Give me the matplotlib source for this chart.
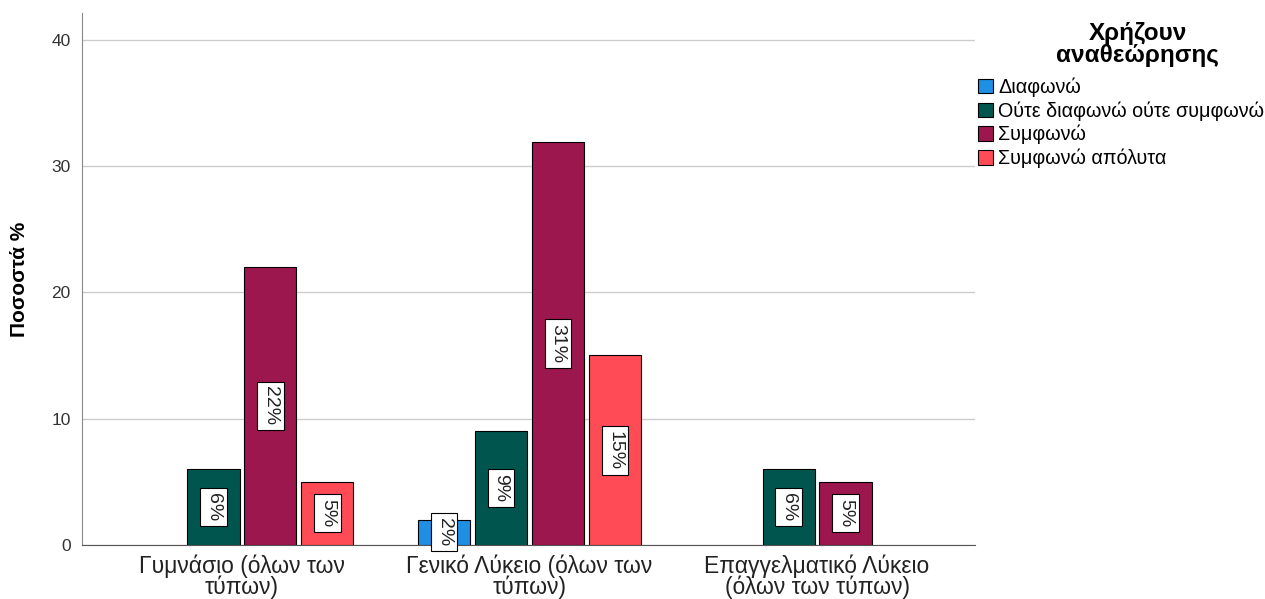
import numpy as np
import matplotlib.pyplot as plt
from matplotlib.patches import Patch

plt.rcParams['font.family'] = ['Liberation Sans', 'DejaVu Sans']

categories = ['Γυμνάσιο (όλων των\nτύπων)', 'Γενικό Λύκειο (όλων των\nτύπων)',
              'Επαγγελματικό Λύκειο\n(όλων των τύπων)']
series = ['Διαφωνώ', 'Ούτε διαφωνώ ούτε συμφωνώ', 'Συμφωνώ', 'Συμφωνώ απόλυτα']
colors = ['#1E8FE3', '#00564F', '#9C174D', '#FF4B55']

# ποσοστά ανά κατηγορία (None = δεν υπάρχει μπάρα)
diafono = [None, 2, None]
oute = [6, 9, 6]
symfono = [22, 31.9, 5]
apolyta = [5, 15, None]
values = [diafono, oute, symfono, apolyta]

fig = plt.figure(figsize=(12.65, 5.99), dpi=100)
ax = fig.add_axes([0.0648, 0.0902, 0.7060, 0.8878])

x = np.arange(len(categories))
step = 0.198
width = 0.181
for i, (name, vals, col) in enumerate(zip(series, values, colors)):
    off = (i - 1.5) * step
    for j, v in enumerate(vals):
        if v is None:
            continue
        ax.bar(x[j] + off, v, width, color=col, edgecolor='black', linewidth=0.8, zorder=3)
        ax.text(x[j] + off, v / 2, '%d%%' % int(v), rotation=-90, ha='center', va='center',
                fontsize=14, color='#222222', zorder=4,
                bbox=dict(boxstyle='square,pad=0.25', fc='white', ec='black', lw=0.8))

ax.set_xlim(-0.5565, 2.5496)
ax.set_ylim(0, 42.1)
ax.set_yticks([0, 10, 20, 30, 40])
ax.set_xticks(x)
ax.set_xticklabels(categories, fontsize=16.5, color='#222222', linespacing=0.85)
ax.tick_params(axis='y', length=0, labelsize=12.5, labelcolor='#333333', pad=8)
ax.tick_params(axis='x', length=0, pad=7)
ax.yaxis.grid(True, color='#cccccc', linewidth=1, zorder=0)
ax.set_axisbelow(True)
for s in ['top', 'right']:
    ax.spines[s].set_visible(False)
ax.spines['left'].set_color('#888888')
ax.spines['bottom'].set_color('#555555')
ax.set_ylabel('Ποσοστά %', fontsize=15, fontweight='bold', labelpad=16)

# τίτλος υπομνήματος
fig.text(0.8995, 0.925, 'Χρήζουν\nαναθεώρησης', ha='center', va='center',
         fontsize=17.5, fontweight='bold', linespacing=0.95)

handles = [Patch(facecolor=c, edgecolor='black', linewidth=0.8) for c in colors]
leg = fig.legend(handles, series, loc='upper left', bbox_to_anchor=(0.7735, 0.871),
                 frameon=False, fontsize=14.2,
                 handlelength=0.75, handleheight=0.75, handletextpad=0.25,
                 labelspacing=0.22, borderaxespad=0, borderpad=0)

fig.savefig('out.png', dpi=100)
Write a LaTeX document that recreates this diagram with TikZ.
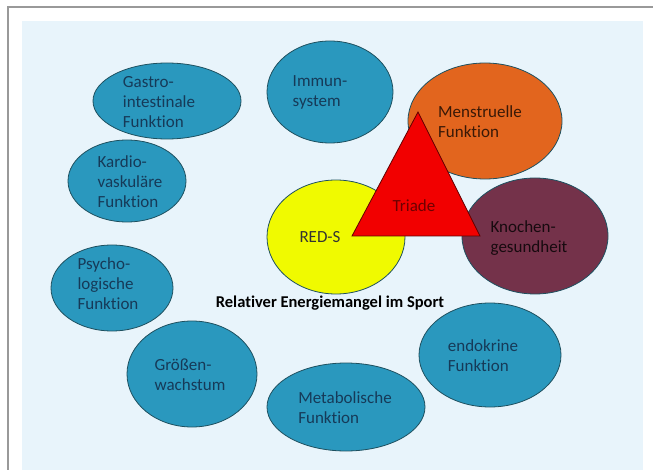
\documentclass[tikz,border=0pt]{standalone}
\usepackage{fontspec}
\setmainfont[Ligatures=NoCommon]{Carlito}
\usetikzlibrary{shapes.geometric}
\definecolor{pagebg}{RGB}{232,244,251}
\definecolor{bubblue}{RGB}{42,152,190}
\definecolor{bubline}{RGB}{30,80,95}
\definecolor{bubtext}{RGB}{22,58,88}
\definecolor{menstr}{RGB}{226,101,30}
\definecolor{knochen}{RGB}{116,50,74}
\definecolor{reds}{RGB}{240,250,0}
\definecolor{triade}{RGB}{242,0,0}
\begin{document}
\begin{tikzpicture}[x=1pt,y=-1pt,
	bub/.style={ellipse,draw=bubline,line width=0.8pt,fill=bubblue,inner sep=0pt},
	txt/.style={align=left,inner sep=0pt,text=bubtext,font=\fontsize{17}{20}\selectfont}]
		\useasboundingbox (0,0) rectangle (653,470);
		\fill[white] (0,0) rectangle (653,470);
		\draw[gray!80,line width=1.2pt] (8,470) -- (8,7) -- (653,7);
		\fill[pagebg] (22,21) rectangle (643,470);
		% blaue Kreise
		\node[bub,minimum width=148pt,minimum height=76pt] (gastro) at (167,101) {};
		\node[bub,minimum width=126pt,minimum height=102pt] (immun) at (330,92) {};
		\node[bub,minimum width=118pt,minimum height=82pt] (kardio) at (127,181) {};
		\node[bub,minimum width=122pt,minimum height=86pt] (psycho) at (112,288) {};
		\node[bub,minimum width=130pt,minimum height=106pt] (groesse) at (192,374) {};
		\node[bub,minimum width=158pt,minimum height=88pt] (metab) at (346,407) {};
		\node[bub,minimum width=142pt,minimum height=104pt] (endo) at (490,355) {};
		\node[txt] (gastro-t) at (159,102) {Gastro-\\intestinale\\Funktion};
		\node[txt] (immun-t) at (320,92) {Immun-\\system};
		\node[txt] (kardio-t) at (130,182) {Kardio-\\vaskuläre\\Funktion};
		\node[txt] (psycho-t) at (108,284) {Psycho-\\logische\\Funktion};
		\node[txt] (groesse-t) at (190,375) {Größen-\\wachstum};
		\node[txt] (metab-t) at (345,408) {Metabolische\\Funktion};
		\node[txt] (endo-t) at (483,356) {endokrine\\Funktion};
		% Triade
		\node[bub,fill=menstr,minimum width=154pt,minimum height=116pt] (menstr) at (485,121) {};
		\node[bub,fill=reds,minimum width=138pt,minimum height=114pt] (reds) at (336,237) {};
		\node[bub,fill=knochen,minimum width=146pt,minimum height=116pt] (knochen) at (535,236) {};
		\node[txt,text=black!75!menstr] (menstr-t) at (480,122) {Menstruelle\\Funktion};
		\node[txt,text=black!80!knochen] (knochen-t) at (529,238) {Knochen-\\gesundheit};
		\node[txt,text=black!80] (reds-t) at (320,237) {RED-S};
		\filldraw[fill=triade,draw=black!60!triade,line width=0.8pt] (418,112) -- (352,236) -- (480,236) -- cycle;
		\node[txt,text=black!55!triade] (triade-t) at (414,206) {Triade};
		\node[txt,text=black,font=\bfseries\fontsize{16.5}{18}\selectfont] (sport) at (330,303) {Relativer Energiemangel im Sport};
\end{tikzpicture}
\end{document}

● ● ● ●

- TASK DESCRIPTION: Starting at the top of the listing above, please restate word for word each line up to and including the one that holds "ax = fig.add_axes([0.0648, 0.0902, 0.7060, 0.8878])", omitting every image.

- RESULT:
Give me the matplotlib source for this chart.
import numpy as np
import matplotlib.pyplot as plt
from matplotlib.patches import Patch

plt.rcParams['font.family'] = ['Liberation Sans', 'DejaVu Sans']

categories = ['Γυμνάσιο (όλων των\nτύπων)', 'Γενικό Λύκειο (όλων των\nτύπων)',
              'Επαγγελματικό Λύκειο\n(όλων των τύπων)']
series = ['Διαφωνώ', 'Ούτε διαφωνώ ούτε συμφωνώ', 'Συμφωνώ', 'Συμφωνώ απόλυτα']
colors = ['#1E8FE3', '#00564F', '#9C174D', '#FF4B55']

# ποσοστά ανά κατηγορία (None = δεν υπάρχει μπάρα)
diafono = [None, 2, None]
oute = [6, 9, 6]
symfono = [22, 31.9, 5]
apolyta = [5, 15, None]
values = [diafono, oute, symfono, apolyta]

fig = plt.figure(figsize=(12.65, 5.99), dpi=100)
ax = fig.add_axes([0.0648, 0.0902, 0.7060, 0.8878])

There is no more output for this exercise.